Chiesa di Santa Maria
Via Filippo Corridoni 33, Mantova

Il piccolo giardino nascosto dietro la Chiesa di Santa Maria della Carità per molti mantovani è uno scrigno di ricordi.
Per accedervi si passa attraverso uno degli edifici religiosi più antichi della città, fondato nel 984 per volere degli orefici – artigiani e commercianti particolarmente attivi e benestanti, ricordati anche nella toponomastica della via vicina. Il tempio fu ricostruito nel 1613 e ristrutturato nel 1752, quando si optò per la decorazione barocca che tuttora lo caratterizza, anche se ciò che soprattutto colpisce di questo edificio è il particolare sagrato che accompagna l’ingresso, un’atipica piazzetta quadrata e rialzata, dove si trovano murate le lapidi provenienti dal cimitero che prima occupava lo stesso spazio.
Fino a qualche decennio fa la parrocchia è stata tra le più frequentate e amate: sulla stessa piazzetta si affacciava l’oratorio dove ci si poteva sfidare a ping pong o a calcio balilla, oltre al teatrino che accoglieva incontri e rappresentazioni, attualmente destinato all’archivio diocesano. Allo scoperto si accedeva dalla chiesa, superando la navata centrale – decorata da un meraviglioso ciclo dipinto da Giuseppe Bazzani, che proprio qui fu battezzato, nel 1690 – e infilandosi nell’appartamento del parroco. L’odore dolciastro dell’incenso, il silenzio e la necessità di muoversi attraverso i banchi di legno senza disturbare, uno sguardo veloce dentro alla sagrestia, con le tonache appese alle grucce perché non si spiegazzino prima della funzione, gli ambienti modesti e puliti abitati dal prete: basterebbe questo, a chi oggi volesse avventurarsi in cerca del giardino, per sentirsi sospeso nel tempo, in un momento indecifrabile e indefinito del Novecento italiano, così riconoscibile e familiare da sembrare immutabile ed eterno.
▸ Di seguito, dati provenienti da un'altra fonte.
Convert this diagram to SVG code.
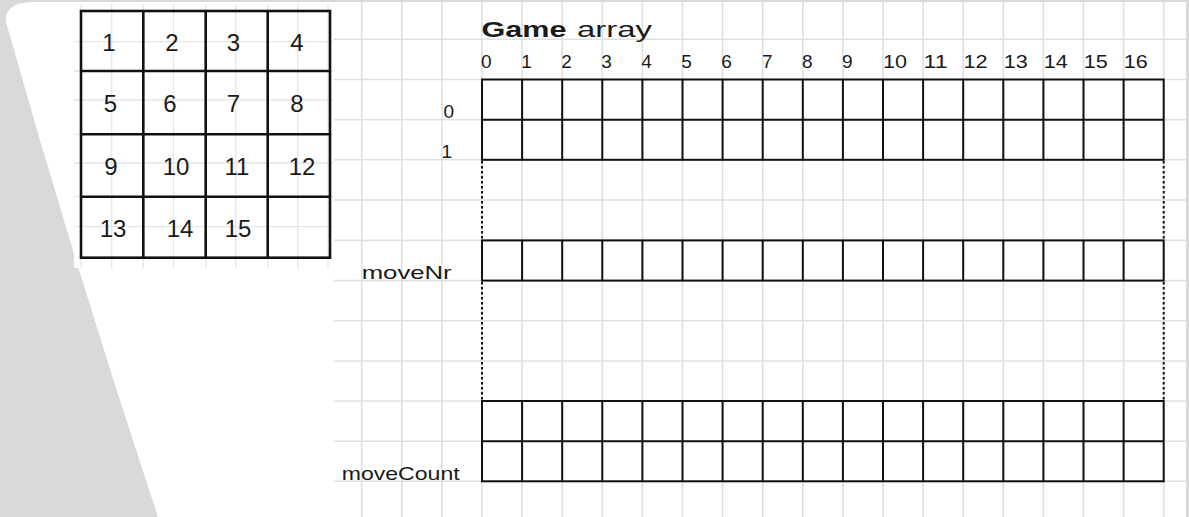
<svg xmlns="http://www.w3.org/2000/svg" width="1189" height="517" viewBox="0 0 1189 517">
<style>
.grid line{stroke:#e0e0e0;stroke-width:1.6}
.pgrid line{stroke:#e6e6e6;stroke-width:1.3}
.pz{fill:none;stroke:#111;stroke-width:2.6}
.cell{fill:none;stroke:#111;stroke-width:2}
.num{font-family:"Liberation Sans",Arial,sans-serif;font-size:24px;fill:#1a1a1a;text-anchor:middle}
.lbl{font-family:"Liberation Sans",Arial,sans-serif;font-size:19px;fill:#1a1a1a}
.dot{stroke:#111;stroke-width:2;stroke-dasharray:2.5 2.5;fill:none}
</style>
<g id="background">
<rect x="0" y="0" width="1189" height="517" fill="#d9d9d9"/>
<path d="M30,2 L1186,2 L1186,517 L158,517 Q76,270.5 6,22 Q4,4 30,2 Z" fill="#ffffff"/>
</g>
<g id="grid" class="grid">
<line x1="334" y1="39.3" x2="1186" y2="39.3"/>
<line x1="334" y1="79.5" x2="1186" y2="79.5"/>
<line x1="334" y1="119.7" x2="1186" y2="119.7"/>
<line x1="334" y1="159.8" x2="1186" y2="159.8"/>
<line x1="334" y1="200" x2="1186" y2="200"/>
<line x1="334" y1="240.4" x2="1186" y2="240.4"/>
<line x1="334" y1="280.6" x2="1186" y2="280.6"/>
<line x1="334" y1="320.7" x2="1186" y2="320.7"/>
<line x1="334" y1="361" x2="1186" y2="361"/>
<line x1="334" y1="401" x2="1186" y2="401"/>
<line x1="334" y1="441.2" x2="1186" y2="441.2"/>
<line x1="334" y1="481.3" x2="1186" y2="481.3"/>
<line x1="361.7" y1="2" x2="361.7" y2="517"/>
<line x1="401.8" y1="2" x2="401.8" y2="517"/>
<line x1="441.9" y1="2" x2="441.9" y2="517"/>
<line x1="482" y1="2" x2="482" y2="517"/>
<line x1="522.1" y1="2" x2="522.1" y2="517"/>
<line x1="562.2" y1="2" x2="562.2" y2="517"/>
<line x1="602.3" y1="2" x2="602.3" y2="517"/>
<line x1="642.4" y1="2" x2="642.4" y2="517"/>
<line x1="682.5" y1="2" x2="682.5" y2="517"/>
<line x1="722.6" y1="2" x2="722.6" y2="517"/>
<line x1="762.7" y1="2" x2="762.7" y2="517"/>
<line x1="802.8" y1="2" x2="802.8" y2="517"/>
<line x1="842.9" y1="2" x2="842.9" y2="517"/>
<line x1="883" y1="2" x2="883" y2="517"/>
<line x1="923.1" y1="2" x2="923.1" y2="517"/>
<line x1="963.2" y1="2" x2="963.2" y2="517"/>
<line x1="1003.3" y1="2" x2="1003.3" y2="517"/>
<line x1="1043.4" y1="2" x2="1043.4" y2="517"/>
<line x1="1083.5" y1="2" x2="1083.5" y2="517"/>
<line x1="1123.6" y1="2" x2="1123.6" y2="517"/>
<line x1="1163.7" y1="2" x2="1163.7" y2="517"/>
</g>
<g id="puzzle">
<rect x="74" y="4" width="259" height="264" fill="#ffffff"/>
<g class="pgrid">
<line x1="81" y1="4" x2="81" y2="268"/>
<line x1="111.7" y1="4" x2="111.7" y2="268"/>
<line x1="143.3" y1="4" x2="143.3" y2="268"/>
<line x1="173.5" y1="4" x2="173.5" y2="268"/>
<line x1="205.7" y1="4" x2="205.7" y2="268"/>
<line x1="235.7" y1="4" x2="235.7" y2="268"/>
<line x1="267.7" y1="4" x2="267.7" y2="268"/>
<line x1="297.7" y1="4" x2="297.7" y2="268"/>
<line x1="328" y1="4" x2="328" y2="268"/>
<line x1="74" y1="41.7" x2="333" y2="41.7"/>
<line x1="74" y1="71" x2="333" y2="71"/>
<line x1="74" y1="100" x2="333" y2="100"/>
<line x1="74" y1="134.3" x2="333" y2="134.3"/>
<line x1="74" y1="163" x2="333" y2="163"/>
<line x1="74" y1="196.7" x2="333" y2="196.7"/>
<line x1="74" y1="226.7" x2="333" y2="226.7"/>
</g>
<rect class="pz" x="81" y="11" width="249" height="246.7"/>
<line class="pz" x1="143.3" y1="11" x2="143.3" y2="257.7"/>
<line class="pz" x1="205.7" y1="11" x2="205.7" y2="257.7"/>
<line class="pz" x1="267.7" y1="11" x2="267.7" y2="257.7"/>
<line class="pz" x1="81" y1="71" x2="330" y2="71"/>
<line class="pz" x1="81" y1="134.3" x2="330" y2="134.3"/>
<line class="pz" x1="81" y1="196.7" x2="330" y2="196.7"/>
<text class="num" x="109" y="51">1</text>
<text class="num" x="172" y="51">2</text>
<text class="num" x="233.5" y="51">3</text>
<text class="num" x="297" y="51">4</text>
<text class="num" x="110.5" y="112">5</text>
<text class="num" x="170" y="112">6</text>
<text class="num" x="233.5" y="112">7</text>
<text class="num" x="297" y="112">8</text>
<text class="num" x="111" y="175">9</text>
<text class="num" x="176" y="175">10</text>
<text class="num" x="237" y="175">11</text>
<text class="num" x="302" y="175">12</text>
<text class="num" x="113" y="236.5">13</text>
<text class="num" x="180" y="236.5">14</text>
<text class="num" x="238" y="236.5">15</text>
</g>
<g id="title">
<text x="481.5" y="36.7" font-family="'Liberation Sans',Arial,sans-serif" font-size="22" font-weight="bold" fill="#1a1a1a" textLength="85" lengthAdjust="spacingAndGlyphs">Game</text>
<text x="577" y="36.7" font-family="'Liberation Sans',Arial,sans-serif" font-size="22" fill="#1a1a1a" textLength="75" lengthAdjust="spacingAndGlyphs">array</text>
</g>
<g id="column-indices" class="lbl">
<text x="481" y="68.3">0</text>
<text x="521.3" y="68.3">1</text>
<text x="561.3" y="68.3">2</text>
<text x="601.3" y="68.3">3</text>
<text x="641.3" y="68.3">4</text>
<text x="681.3" y="68.3">5</text>
<text x="721.3" y="68.3">6</text>
<text x="762" y="68.3">7</text>
<text x="802" y="68.3">8</text>
<text x="842" y="68.3">9</text>
<text x="883" y="68.3" textLength="24" lengthAdjust="spacingAndGlyphs">10</text>
<text x="923.5" y="68.3" textLength="24" lengthAdjust="spacingAndGlyphs">11</text>
<text x="963.5" y="68.3" textLength="24" lengthAdjust="spacingAndGlyphs">12</text>
<text x="1003.7" y="68.3" textLength="24" lengthAdjust="spacingAndGlyphs">13</text>
<text x="1043.7" y="68.3" textLength="24" lengthAdjust="spacingAndGlyphs">14</text>
<text x="1083.8" y="68.3" textLength="24" lengthAdjust="spacingAndGlyphs">15</text>
<text x="1123.8" y="68.3" textLength="24" lengthAdjust="spacingAndGlyphs">16</text>
</g>
<g id="game-array">
<text class="lbl" x="454" y="118.3" text-anchor="end">0</text>
<text class="lbl" x="452" y="158.3" text-anchor="end">1</text>
<rect class="cell" x="482" y="79.5" width="681.7" height="80.3"/>
<line class="cell" x1="482" y1="119.7" x2="1163.7" y2="119.7"/>
<path class="cell" d="M522.1,79.5V159.8M562.2,79.5V159.8M602.3,79.5V159.8M642.4,79.5V159.8M682.5,79.5V159.8M722.6,79.5V159.8M762.7,79.5V159.8M802.8,79.5V159.8M842.9,79.5V159.8M883,79.5V159.8M923.1,79.5V159.8M963.2,79.5V159.8M1003.3,79.5V159.8M1043.4,79.5V159.8M1083.5,79.5V159.8M1123.6,79.5V159.8"/>
</g>
<g id="moveNr">
<text class="lbl" x="361.7" y="279.3" font-size="18" textLength="90" lengthAdjust="spacingAndGlyphs">moveNr</text>
<rect class="cell" x="482" y="240.4" width="681.7" height="40.2"/>
<path class="cell" d="M522.1,240.4V280.6M562.2,240.4V280.6M602.3,240.4V280.6M642.4,240.4V280.6M682.5,240.4V280.6M722.6,240.4V280.6M762.7,240.4V280.6M802.8,240.4V280.6M842.9,240.4V280.6M883,240.4V280.6M923.1,240.4V280.6M963.2,240.4V280.6M1003.3,240.4V280.6M1043.4,240.4V280.6M1083.5,240.4V280.6M1123.6,240.4V280.6"/>
</g>
<g id="moveCount">
<text class="lbl" x="341.7" y="480" textLength="118" lengthAdjust="spacingAndGlyphs">moveCount</text>
<rect class="cell" x="482" y="401" width="681.7" height="80.3"/>
<line class="cell" x1="482" y1="441.2" x2="1163.7" y2="441.2"/>
<path class="cell" d="M522.1,401V481.3M562.2,401V481.3M602.3,401V481.3M642.4,401V481.3M682.5,401V481.3M722.6,401V481.3M762.7,401V481.3M802.8,401V481.3M842.9,401V481.3M883,401V481.3M923.1,401V481.3M963.2,401V481.3M1003.3,401V481.3M1043.4,401V481.3M1083.5,401V481.3M1123.6,401V481.3"/>
</g>
<g id="connectors">
<line class="dot" x1="482" y1="161" x2="482" y2="239"/>
<line class="dot" x1="482" y1="282" x2="482" y2="400"/>
<line class="dot" x1="1163.7" y1="161" x2="1163.7" y2="239"/>
<line class="dot" x1="1163.7" y1="282" x2="1163.7" y2="400"/>
</g>
</svg>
La luce attraversa la porta a vetri, in fondo al corridoio, che si spalanca sul verde: melograni ed oleandri si contendono un piccolo fazzoletto di terra, circondati dalle ortensie e dalle esuberanti piante aromatiche, dai cespugli di lavanda, salvia e rosmarino. Le scalette conducono al vecchio campetto da calcio, spelacchiato dall’uso intensivo che per decenni ha condotto qui ogni pomeriggio gli adolescenti di tanti quartieri, ombreggiato dalla grande acacia che si sporge verso il Rio. Già da parecchi anni non passano più da qui gli aspiranti campioni. L’oratorio è stato chiuso e le estati passano senza schiamazzi, senza macchie di erba sui pantaloni corti, senza grida che si infilano attraverso le finestre aperte dei condomini di fronte. Resta la rete che serviva a evitare che il pallone finisse irrimediabilmente nell’acqua, restano le porte in ferro arrugginito, la nostalgia della noia, delle infinite vacanze, di quando a una cert’ora fa ancora caldo ma bisogna tornare per cena.